Johan van Veen
Johan van Veen
Johan van Veen (1953)
|Died||9 December 1959 (aged 65)|
|Cause of death||heart attack during train trip|
|Alma mater||Delft University of Technology|
Johan van Veen was born as the fifth child of seven in a farmers' family. He was the brother of Marie van Veen, married to the artist Johan Dijkstra. In 1913 after high school graduation, he started his studies in Delft at the Technische Hoogeschool van Delft. He studied civil engineering. In 1919 he graduated as "ingenieur" (=M.Sc. in engineering).
Provincial Water Authority Drenthe
He started to work as an engineer for the Drainage Department of the Provincial Water Authority of the Province of Drenthe. The task of this department was to develop plans to improve drainage and road structure of the province in order to enlarge the agricultural yield and to transport the products in a more efficient way to the markets (in the western part of the Netherlands). During the Great War it had become evident that The Netherlands depended too strongly on food products from abroad. The years between the World Wars were focused on agriculture. In order to have solid grounds for such plans, the borders of watersheds were charted, discharge measurements were made and levelling out valleys and the adjacent higher grounds works were executed. He carried out these studies in cooperation with agricultural engineer F.P. Mesu (who graduated in Wageningen).
In 1926 Van Veen left the Provincial Water Authority.

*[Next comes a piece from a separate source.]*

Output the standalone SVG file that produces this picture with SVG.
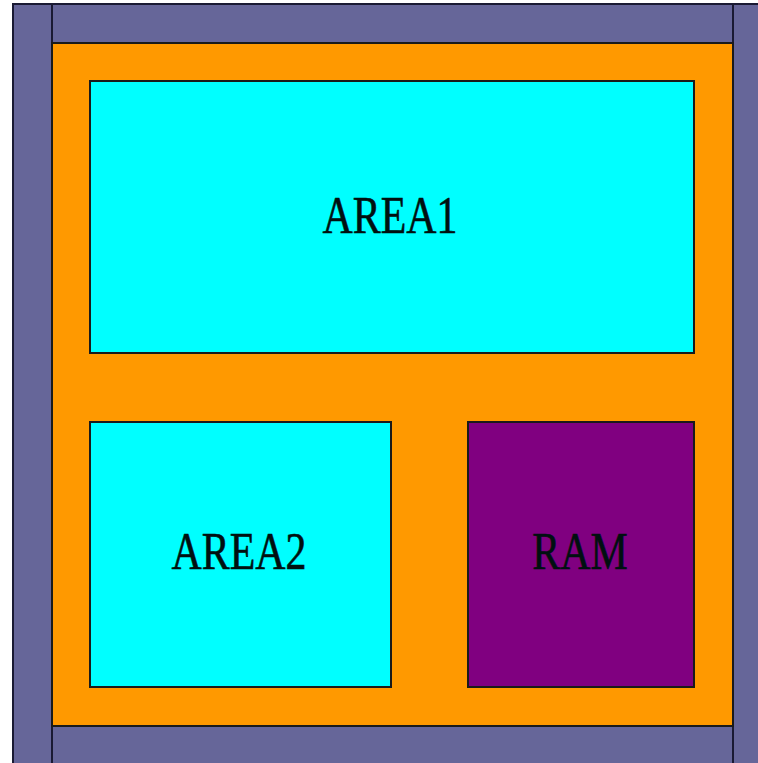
<svg xmlns="http://www.w3.org/2000/svg" width="758" height="763" viewBox="0 0 758 763">
<style>
.bar{fill:#666699;stroke:#1a1a33;stroke-width:2}
.core{fill:#ff9900;stroke:#1a1a1a;stroke-width:2}
.area{fill:#00ffff;stroke:#1a1a1a;stroke-width:2}
.ram{fill:#800080;stroke:#1a1a1a;stroke-width:2}
.lbl{font-family:"Liberation Serif","Times New Roman",serif;font-size:53px;fill:#001010;stroke:#001010;stroke-width:0.6;text-anchor:middle}
</style>
<rect width="758" height="763" fill="#ffffff"/>
<g id="io-ring">
<rect class="bar" x="13" y="4" width="39" height="770"/>
<rect class="bar" x="733" y="4" width="40" height="770"/>
<rect class="bar" x="52" y="4" width="681" height="39"/>
<rect class="bar" x="52" y="726" width="681" height="48"/>
</g>
<g id="core">
<rect class="core" x="52" y="43" width="681" height="683"/>
</g>
<g id="area1">
<rect class="area" x="90" y="81" width="604" height="272"/>
<text class="lbl" transform="translate(390,233) scale(0.79,1)">AREA1</text>
</g>
<g id="area2">
<rect class="area" x="90" y="422" width="301" height="265"/>
<text class="lbl" transform="translate(239,569) scale(0.79,1)">AREA2</text>
</g>
<g id="ram">
<rect class="ram" x="468" y="422" width="226" height="265"/>
<text class="lbl" transform="translate(580,569) scale(0.79,1)">RAM</text>
</g>
<g id="connectors"/>
</svg>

From August 1926 to October 1928 he had worked in Surinam at the Surinaamse Bauxiet Maatschappij (Surinam Bauxite Company), a subsidiary of the later US company Alcoa in Moengo, Surinam.

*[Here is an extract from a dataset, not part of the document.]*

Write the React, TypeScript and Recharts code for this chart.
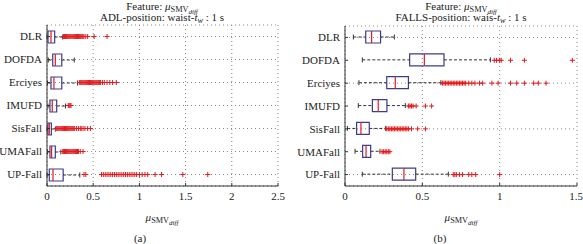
import { ComposedChart, Bar, Scatter, XAxis, YAxis, CartesianGrid } from 'recharts';

const categories = ['DLR', 'DOFDA', 'Erciyes', 'IMUFD', 'SisFall', 'UMAFall', 'UP-Fall'];

// (a) ADL, waist, tw = 1 s
const adlMin = [0, 0.014, 0.005, 0.01, 0, 0.005, 0];
const adlQ1 = [0.011, 0.062, 0.043, 0.032, 0.01, 0.032, 0.025];
const adlMedian = [0.043, 0.09, 0.075, 0.057, 0.025, 0.05, 0.065];
const adlQ3 = [0.083, 0.16, 0.16, 0.105, 0.047, 0.09, 0.175];
const adlMax = [0.17, 0.295, 0.33, 0.2, 0.09, 0.15, 0.355];
const adlOutliers = [
  [0.18, 0.19, 0.2, 0.21, 0.22, 0.23, 0.24, 0.25, 0.26, 0.27, 0.28, 0.29, 0.3, 0.31, 0.32, 0.33, 0.34, 0.35, 0.36, 0.37, 0.38, 0.39, 0.4, 0.42, 0.44, 0.51, 0.65],
  [],
  [0.35, 0.36, 0.37, 0.38, 0.39, 0.4, 0.41, 0.42, 0.43, 0.44, 0.45, 0.46, 0.47, 0.48, 0.49, 0.5, 0.51, 0.52, 0.53, 0.54, 0.55, 0.56, 0.57, 0.58, 0.6, 0.62, 0.65, 0.68, 0.71, 0.75],
  [0.23, 0.24, 0.25, 0.26],
  [0.1, 0.11, 0.12, 0.13, 0.14, 0.15, 0.16, 0.17, 0.18, 0.19, 0.2, 0.21, 0.22, 0.23, 0.24, 0.25, 0.26, 0.27, 0.28, 0.29, 0.3, 0.32, 0.34, 0.36, 0.37, 0.39, 0.41, 0.44, 0.47],
  [0.17, 0.18, 0.19, 0.2, 0.21, 0.22, 0.23, 0.24, 0.25, 0.26, 0.27, 0.28, 0.29, 0.3, 0.31, 0.32, 0.33, 0.34, 0.36, 0.39],
  [0.4, 0.42, 0.59, 0.61, 0.63, 0.65, 0.67, 0.69, 0.71, 0.73, 0.75, 0.77, 0.79, 0.81, 0.83, 0.85, 0.87, 0.89, 0.91, 0.93, 0.95, 0.97, 1.0, 1.03, 1.06, 1.09, 1.17, 1.24, 1.47, 1.74],
];
const adlTicks = [0, 0.5, 1, 1.5, 2, 2.5];

// (b) FALLS, waist, tw = 1 s
const fallMin = [0.054, 0.112, 0.09, 0.086, 0.015, 0.065, 0.112];
const fallQ1 = [0.134, 0.418, 0.27, 0.177, 0.075, 0.114, 0.306];
const fallMedian = [0.172, 0.513, 0.325, 0.215, 0.103, 0.136, 0.381];
const fallQ3 = [0.23, 0.64, 0.41, 0.271, 0.157, 0.166, 0.457];
const fallMax = [0.319, 0.94, 0.62, 0.39, 0.263, 0.226, 0.668];
const fallOutliers = [
  [],
  [0.965, 0.98, 1.0, 1.01, 1.07, 1.16, 1.47],
  [0.63, 0.64, 0.65, 0.66, 0.67, 0.68, 0.69, 0.7, 0.71, 0.72, 0.73, 0.74, 0.75, 0.76, 0.77, 0.78, 0.8, 0.82, 0.84, 0.87, 0.89, 0.95, 0.99, 1.07, 1.11, 1.16, 1.22, 1.25, 1.3],
  [0.41, 0.42, 0.43, 0.44, 0.46, 0.52, 0.56],
  [0.27, 0.28, 0.29, 0.3, 0.31, 0.32, 0.33, 0.34, 0.35, 0.36, 0.37, 0.38, 0.39, 0.4, 0.41, 0.43, 0.47, 0.52],
  [0.24, 0.25, 0.26, 0.27, 0.28, 0.29],
  [0.7, 0.71, 0.72, 0.74, 0.76, 0.8, 0.82, 0.845, 1.0],
];
const fallTicks = [0, 0.5, 1, 1.5];

const BOX = '#3c3c8c';
const MED = '#e41a1c';
const WHISK = '#333';
const FONT = '"Liberation Serif", "DejaVu Serif", serif';

const buildRows = (mins: number[], q1: number[], med: number[], q3: number[], maxs: number[]) =>
  categories.map((name, i) => ({
    name,
    base: mins[i],
    lowWhisker: q1[i] - mins[i],
    lowBox: med[i] - q1[i],
    highBox: q3[i] - med[i],
    highWhisker: maxs[i] - q3[i],
  }));

const buildPoints = (outliers: number[][]) =>
  categories.flatMap((name, i) => outliers[i].map((v) => ({ name, v })));

const LowWhisker = (p: any) => {
  const cy = p.y + p.height / 2;
  return (
    <g>
      <line x1={p.x} x2={p.x + p.width} y1={cy} y2={cy} stroke={WHISK} strokeDasharray="3 2" />
      <line x1={p.x} x2={p.x} y1={cy - 2.5} y2={cy + 2.5} stroke={WHISK} />
    </g>
  );
};

const HighWhisker = (p: any) => {
  const cy = p.y + p.height / 2;
  const x2 = p.x + p.width;
  return (
    <g>
      <line x1={p.x} x2={x2} y1={cy} y2={cy} stroke={WHISK} strokeDasharray="3 2" />
      <line x1={x2} x2={x2} y1={cy - 2.5} y2={cy + 2.5} stroke={WHISK} />
    </g>
  );
};

const LowBox = (p: any) => {
  const { x, y, width, height } = p;
  return (
    <g>
      <path d={`M${x + width},${y}H${x}V${y + height}H${x + width}`} fill="none" stroke={BOX} strokeWidth={1.2} />
      <line x1={x + width} x2={x + width} y1={y} y2={y + height} stroke={MED} strokeWidth={1.2} />
    </g>
  );
};

const HighBox = (p: any) => {
  const { x, y, width, height } = p;
  return (
    <path d={`M${x},${y}H${x + width}V${y + height}H${x}`} fill="none" stroke={BOX} strokeWidth={1.2} />
  );
};

const Plus = (p: any) => (
  <path d={`M${p.cx - 2.5},${p.cy}h5M${p.cx},${p.cy - 2.5}v5`} stroke={MED} strokeWidth={1} />
);

const Panel = ({ rows, points, ticks, width, axisWidth, right, top }: any) => {
  const max = ticks[ticks.length - 1];
  return (
    <ComposedChart
      width={width}
      height={244}
      data={rows}
      layout="vertical"
      margin={{ top, right, bottom: 38, left: 0 }}
    >
      <CartesianGrid stroke="#888" strokeDasharray="1 3" />
      <XAxis
        type="number"
        domain={[0, max]}
        ticks={ticks}
        height={20}
        tickSize={-3}
        tickMargin={9}
        stroke="#333"
        tick={{ fill: '#222', fontSize: 11 }}
      />
      <XAxis xAxisId="top" orientation="top" type="number" domain={[0, max]} ticks={ticks} height={0} tick={false} mirror tickSize={3} stroke="#333" />
      <YAxis
        type="category"
        dataKey="name"
        allowDuplicatedCategory={false}
        width={axisWidth}
        tickSize={-3}
        tickMargin={8}
        stroke="#333"
        tick={{ fill: '#222', fontSize: 11 }}
      />
      <YAxis yAxisId="right" orientation="right" type="category" dataKey="name" width={0} tick={false} mirror tickSize={3} stroke="#333" />
      <Bar dataKey="base" stackId="b" fill="none" barSize={12} isAnimationActive={false} />
      <Bar dataKey="lowWhisker" stackId="b" shape={LowWhisker} isAnimationActive={false} />
      <Bar dataKey="lowBox" stackId="b" shape={LowBox} isAnimationActive={false} />
      <Bar dataKey="highBox" stackId="b" shape={HighBox} isAnimationActive={false} />
      <Bar dataKey="highWhisker" stackId="b" shape={HighWhisker} isAnimationActive={false} />
      <Scatter data={points} dataKey="v" shape={Plus} isAnimationActive={false} />
    </ComposedChart>
  );
};

const subStyle = (size: string, italic = false): any => ({
  fontSize: size,
  lineHeight: 0,
  verticalAlign: '-0.22em',
  fontStyle: italic ? 'italic' : 'normal',
});

const Mu = () => (
  <span>
    <i>μ</i>
    <span style={subStyle('0.75em')}>
      SMV<span style={subStyle('0.85em', true)}>diff</span>
    </span>
  </span>
);

const Tw = () => (
  <>
    <i>t</i>
    <span style={subStyle('0.75em', true)}>w</span>
  </>
);

// y is the vertical centre of the main text line
const text = (x: number, y: number, children: any) => (
  <div
    style={{
      position: 'absolute',
      left: x,
      top: y - 6,
      transform: 'translateX(-50%)',
      whiteSpace: 'nowrap',
      fontSize: 11,
      lineHeight: '12px',
      height: 12,
      color: '#222',
    }}
  >
    {children}
  </div>
);

export default function App() {
  return (
    <div style={{ position: 'absolute', left: 0, top: 0, width: 583, height: 244, background: '#fff', fontFamily: FONT }}>
      <div style={{ position: 'absolute', left: 0, top: 0 }}>
        <Panel rows={buildRows(adlMin, adlQ1, adlMedian, adlQ3, adlMax)} points={buildPoints(adlOutliers)} ticks={adlTicks} width={290} axisWidth={47} right={12} top={25} />
      </div>
      <div style={{ position: 'absolute', left: 290, top: 0 }}>
        <Panel rows={buildRows(fallMin, fallQ1, fallMedian, fallQ3, fallMax)} points={buildPoints(fallOutliers)} ticks={fallTicks} width={293} axisWidth={55} right={6} top={26} />
      </div>
      {text(162, 6, <>Feature: <Mu /></>)}
      {text(162, 16.5, <>ADL-position: waist-<Tw /> : 1 s</>)}
      {text(461, 6, <>Feature: <Mu /></>)}
      {text(461, 16.5, <>FALLS-position: wais-<Tw /> : 1 s</>)}
      {text(162, 217, <Mu />)}
      {text(461, 217, <Mu />)}
      {text(140, 238, '(a)')}
      {text(440, 238, '(b)')}
    </div>
  );
}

In 1929, after his return to the Netherlands, he held a position at Rijkswaterstaat (the Executive Agency of the Dutch Ministry of Infrastructure). He became Head of the newly created Research Department for Tidal Rivers and Estuaries. His first assignment was to improve the hydraulic conditions at Hellegat, a complicated bifurcation of estuary branches. He also developed a new method to calculate tides, an improvement of the formulas developed by Hendrik Lorentz on the closure of the Zuiderzee. He published his Ph.D. thesis on sand movement in the Strait of Dover (which was relevant for Dutch coastal morphology), based on extensive measurements in that area. He wrote many (Dutch) reports on the coasts, tidal movements, estuaries and salt intrusion. In the years before and during the Second World War, Johan van Veen executed many studies on the problem of salt intrusion into tidal rivers. During the War he had prepared a plan called "Verlandingsplan" to manipulate tidal rivers in such a way that quite some natural silting-up would take place, and that to reclaim this new land would be easy. Just after the war, he presented this plan again, but mainly because at that time the country focused rather not on reclaiming land, but on repairing war damage.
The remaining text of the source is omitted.